Asked if the Gay Games were still relevant in a world where more and more athletes in quote-unquote ‘mainstream’ sport were coming out, both were adamant the event would continue to hold an important place on the world sporting stage.
“I still think it is relevant. A lot of people participate in sport for the social aspects, not just to compete. It’s such a great opportunity for people from around the world to get together, compete, and also hopefully make some lasting friendships,” said Ferris.
“I think there’s a good use and a good purpose for (the Gay Games),” said Mitcham.
“A lot of people participating in events at the Gay Games might not normally feel as comfortable, but being surrounded by their peers means there’s nothing holding them back, they feel safe and supported, and they can perform at their best. It could even act as a platform for people to get involved with mainstream sport.”
Mitcham even admitted life might have been easier for him had he competed in the Gay Games earlier in his career.
“I think I’d have peers, people that I’ve got more in common with. I sometimes feel like the only gay in the village in diving, because there are almost no other gay divers around. I often feel quite — not alone, because I have a lot of good friends in the diving world — but a bit isolated.”
Still, for Mitcham, the rewards have been worth the sacrifice. Earlier this year he won his first major competition since his gold win at Beijing, holding him in good stead for the Commonwealth Games to be held in New Delhi in three months’ time.
“It was the first time I actually won anything big since the Olympics — I’d won a few silver and bronze, but then in Canada in May I won the Canada Cup with a PB (personal best), then three weeks later I went to the World Cup in China and won that too, beating my PB again.

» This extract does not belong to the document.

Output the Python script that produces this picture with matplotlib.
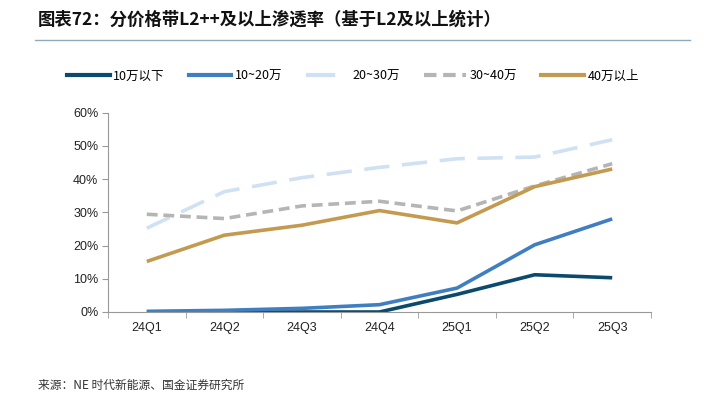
import matplotlib
matplotlib.use("Agg")
import matplotlib.pyplot as plt
from matplotlib.lines import Line2D
import numpy as np

plt.rcParams['font.family'] = ['Noto Sans CJK SC', 'DejaVu Sans']

quarters = ['24Q1', '24Q2', '24Q3', '24Q4', '25Q1', '25Q2', '25Q3']
below_10 = [0.0, 0.0, 0.0, 0.0, 5.3, 11.2, 10.3]
r10_20 = [0.2, 0.5, 1.1, 2.2, 7.2, 20.2, 28.0]
r20_30 = [25.2, 36.2, 40.4, 43.5, 46.1, 46.6, 51.8]
r30_40 = [29.4, 28.1, 31.9, 33.3, 30.4, 37.9, 44.6]
above_40 = [15.2, 23.1, 26.1, 30.5, 26.8, 37.7, 43.0]

labels = ['10万以下', '10~20万', '20~30万', '30~40万', '40万以上']

fig = plt.figure(figsize=(7.06, 3.99), dpi=100)
ax = fig.add_axes([108/706, 1-312/399, (651-108)/706, (312-112.5)/399])

x = np.arange(len(quarters))
lw = 2.6
ax.plot(x, below_10, color='#0B4A6E', lw=lw, solid_capstyle='butt')
ax.plot(x, r10_20, color='#3F7FC1', lw=lw, solid_capstyle='butt')
ax.plot(x, r20_30, color='#CFE1F3', lw=lw, dashes=(7, 3.5), dash_capstyle='butt')
ax.plot(x, r30_40, color='#B5B5B5', lw=lw, dashes=(3, 1.6), dash_capstyle='butt')
ax.plot(x, above_40, color='#C49A50', lw=lw, solid_capstyle='butt')

ax.set_xlim(-0.5, len(quarters) - 0.5)
ax.set_ylim(0, 60)
ax.set_yticks(range(0, 61, 10))
ax.set_yticklabels([f'{v}%' for v in range(0, 61, 10)], fontsize=9, color='#222222',
                   family=['Liberation Sans', 'DejaVu Sans'])
ax.set_xticks(x)
ax.set_xticklabels(quarters, fontsize=9, color='#222222', family=['Liberation Sans', 'DejaVu Sans'])
ax.set_xticks(np.arange(-0.5, len(quarters), 1), minor=True)
ax.tick_params(axis='x', which='major', length=0, pad=7)
ax.tick_params(axis='x', which='minor', length=4, color='#999999', direction='out')
ax.tick_params(axis='y', length=4, color='#999999', pad=3)
for s in ['top', 'right']:
    ax.spines[s].set_visible(False)
ax.spines['left'].set_color('#999999')
ax.spines['bottom'].set_color('#999999')

handles = [
    Line2D([], [], color='#0B4A6E', lw=3),
    Line2D([], [], color='#3F7FC1', lw=3),
    Line2D([], [], color='#CFE1F3', lw=3, dashes=(7, 3.5)),
    Line2D([], [], color='#B5B5B5', lw=3, dashes=(3, 1.6)),
    Line2D([], [], color='#C49A50', lw=3),
]
fig.legend(handles, labels, loc='center', bbox_to_anchor=(353/706, 1-76/399), ncol=5,
           frameon=False, fontsize=9, handlelength=3.4, handletextpad=0.3, columnspacing=1.9)

fig.text(38/706, 1-20/399, '图表72：分价格带L2++及以上渗透率（基于L2及以上统计）',
         fontsize=12.5, fontweight='bold', fontstyle='italic', va='center', ha='left', color='#111111')
fig.add_artist(Line2D([35/706, 690/706], [1-40/399, 1-40/399], color='#8FA9C0', lw=1))
fig.text(38/706, 1-385/399, '来源：NE 时代新能源、国金证券研究所', fontsize=8.5, va='center',
         ha='left', color='#333333')

fig.savefig('out.png', dpi=100)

“I guess my last few months of training have come together really well — it was the culmination of a few months of the hardest training schedule I think I’ve ever been on.”

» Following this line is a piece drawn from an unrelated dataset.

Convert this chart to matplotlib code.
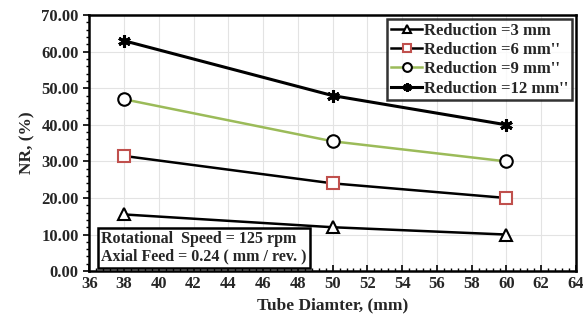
import matplotlib
matplotlib.use("Agg")
import matplotlib.pyplot as plt
from matplotlib.ticker import MultipleLocator

plt.rcParams["font.family"] = "Liberation Serif"
plt.rcParams["font.weight"] = "bold"

# data
diameters = [38, 50, 60]
nr_3mm = [15.5, 12.0, 10.0]
nr_6mm = [31.5, 24.0, 20.0]
nr_9mm = [47.0, 35.5, 30.0]
nr_12mm = [63.0, 48.0, 40.0]

fig = plt.figure(figsize=(5.83, 3.22), dpi=100)
ax = fig.add_axes([0.153, 0.158, 0.835, 0.795])

ax.plot(diameters, nr_3mm, color="black", lw=1.8, marker="^", ms=9,
        mfc="white", mec="black", mew=1.5, label="Reduction =3 mm")
ax.plot(diameters, nr_6mm, color="black", lw=1.8, marker="s", ms=8,
        mfc="white", mec="#c0504d", mew=1.5, label="Reduction =6 mm''")
ax.plot(diameters, nr_9mm, color="#9bbb59", lw=1.8, marker="o", ms=9,
        mfc="white", mec="black", mew=1.5, label="Reduction =9 mm''")
ax.plot(diameters, nr_12mm, color="black", lw=2.2, marker=(6, 2, 0), ms=9,
        mec="black", mew=2.2, label="Reduction =12 mm''")

ax.set_xlim(36, 64)
ax.set_ylim(0, 70)
ax.xaxis.set_major_locator(MultipleLocator(2))
ax.xaxis.set_minor_locator(MultipleLocator(0.4))
ax.yaxis.set_major_locator(MultipleLocator(10))
ax.yaxis.set_minor_locator(MultipleLocator(2))
ax.yaxis.set_major_formatter(lambda v, p: f"{v:.2f}")
ax.tick_params(which="major", direction="in", length=4, width=1.2, labelsize=12,
               labelcolor="#262626")
ax.tick_params(which="minor", direction="in", length=2.5, width=1)
ax.tick_params(axis="y", which="both", direction="out")
ax.grid(True, color="#e3e3e3", lw=0.8)
ax.set_axisbelow(True)
for s in ax.spines.values():
    s.set_linewidth(1.8)

ax.set_xlabel("Tube Diamter, (mm)", fontsize=12.5, fontweight="bold", labelpad=4,
              color="#262626")
ax.set_ylabel("NR, (%)", fontsize=12.5, fontweight="bold", labelpad=4,
              color="#262626")

leg = ax.legend(loc="upper right", fontsize=12, frameon=True, fancybox=False,
                handlelength=1.9, handletextpad=0.1, borderpad=0.2,
                labelspacing=0.2, borderaxespad=0.25, markerscale=0.7)
leg.get_frame().set_edgecolor("black")
leg.get_frame().set_linewidth(1.8)
for t in leg.get_texts():
    t.set_fontweight("bold")
    t.set_color("#262626")

ax.text(0.025, 0.025, "Rotational  Speed = 125 rpm\nAxial Feed = 0.24 ( mm / rev. )",
        transform=ax.transAxes, fontsize=11.5, fontweight="bold", va="bottom",
        linespacing=1.15, color="#262626",
        bbox=dict(boxstyle="square,pad=0.2", fc="white", ec="black", lw=1.8))

fig.savefig("out.png", dpi=100)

Let’s hope Mitcham’s training schedule allows for at least one night off so he can enjoy a stein or two with Ferris and the rest of the Aussie athletes competing in Cologne.
Honour for Lischke
Cologne Gay Games Australia representative Philipp Lischke (pictured) has been named Volunteer of the Year by the Federation of Gay Games.
Lischke and his partner Christian have worked tireless since their arrival in Australia to ensure Australia has its biggest continent to ever compete in an off-shore games.
As part of this award, Lischke will be one of the flag bearers at the Opening Ceremony.
He will receive his award at the official Australian team reception in Cologne on August 1.